What I ended up doing yesterday was writing a teaching statement for the Frost Place. Here it is, in case you're interested. And thank you to the teachers who gave me the opportunity to see these particular students in action:
In November 2011, I visited a high school in rural Maine. Many of the students I worked with that morning were general-level ninth graders, most of them boys, all of them either resigned to boredom or openly scornful of academics. As one of their teachers told me, the school is so focused on making sure that these kids are barraged with "the basics" that there is almost no available class time for anything personal or creative. And yet, she said, so many of them long for the freedom and focus to express themselves.This longing was evident to me and to all the staff members present that morning, even though our interactions were limited to the space of an hour-long workshop. These students, most of whom had few academic expectations, not only could write well but wanted to write well. They wanted to figure out what was going on in the work of poets such as Robert Francis and Richard Wilbur. They wanted to focus hard on subjects that mattered to them and that they knew a great deal about. They wanted to use exactly the right word for the situation they were imagining in their heads. They wanted to read each others' drafts and comment on them. They wanted to keep writing, even after our hour was up.More than a decade ago, Baron Wormser founded the Frost Place Conference on Poetry and Teaching because of such students and their devoted, questioning, yet struggling teachers. Today the conference continues to build connections and confidence among educators who understand the value--the necessity--of creative independence and who believe that poetry is a way both to teach academic focus and to open locked windows. Poetry matters enormously--and not just to high-achieving or arts-oriented students. All children need the opportunity to wield the tools of language, to discover the power of speaking for oneself. It's entirely possible that those students I saw in November may never again get the chance to read a Frank O'Connor poem and to figure out for themselves how sentence structure can influence narrative and emotion because they, like O'Connor, got the chance to use sentence structure to influence narrative and emotion. Perhaps this will be the last poem these fourteen-year-olds ever write. Meanwhile, they have a life to endure, with all of its joys and tragedies. Surely, one duty of our schools is to give our children at least a handful of ways to articulate that endurance.
5 comments:
I heartily agree with Baron and with you. I'd add that poetry is an "essential human art." I know from my work with students when I lived in CA that not only do most of these kids read poetry on their own, but they also write it. I'd ask each class how many of them ever wrote a poem, and 97% raised their hands. When I asked how many secretly still wrote poems, 95% raised their hands. I want the other 2% who stopped. I want the additional 3% who wouldn't admit it.
It is so critical to foster the creative. Our brains want those connections in order to stay alive and healthy. Poetry does what Math and Music do in that regard.
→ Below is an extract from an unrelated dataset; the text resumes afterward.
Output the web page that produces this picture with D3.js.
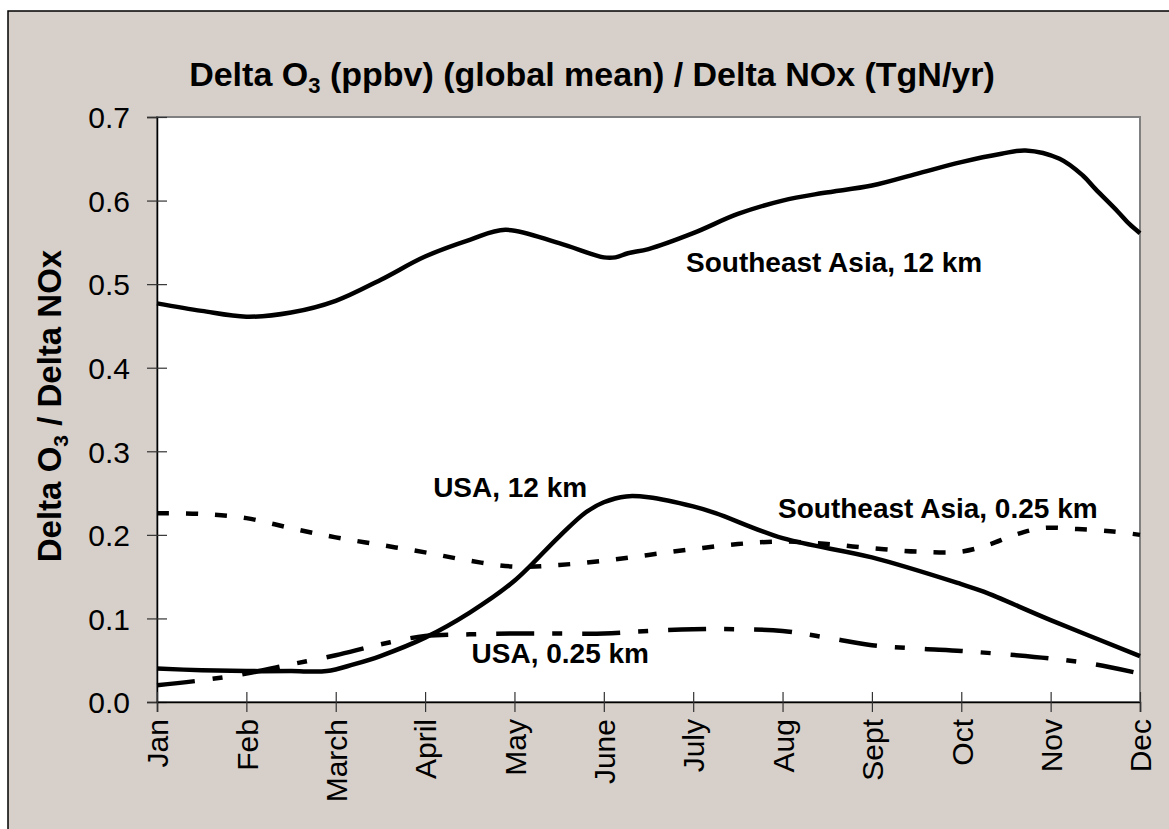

So enough with the uber-focus on STEM courses already! We can teach ourselves blind in those areas and still fail our kids and our nation by ignoring the ARTS and thinking they are "electives" that can die a budgetary death.
I long to have rooms full of teens with notebooks and unlimited time to write with them.
Amen, Carol.
Thank you for that link to Baron Wormser's piece. I've shared it with someone I know will appreciate it. It's among the very best responses I've read.
Seconding your amen of Carol's remarks.
As we launch into writing our next poem in grade 5, I love to hear the YES!!!! from the most unexpected students! I do so agree that poetry does what Math and Music do for our brains and our souls. Poetry teaches so many skills. I continue to be amazed at the searches for the best word and the best line breaks. These kids truly care about good writing. And even, if like me, they are not "gifted poets"(!), they seek and want to express themselves creatively.
Thanks so much for sharing Baron's piece, Maureen.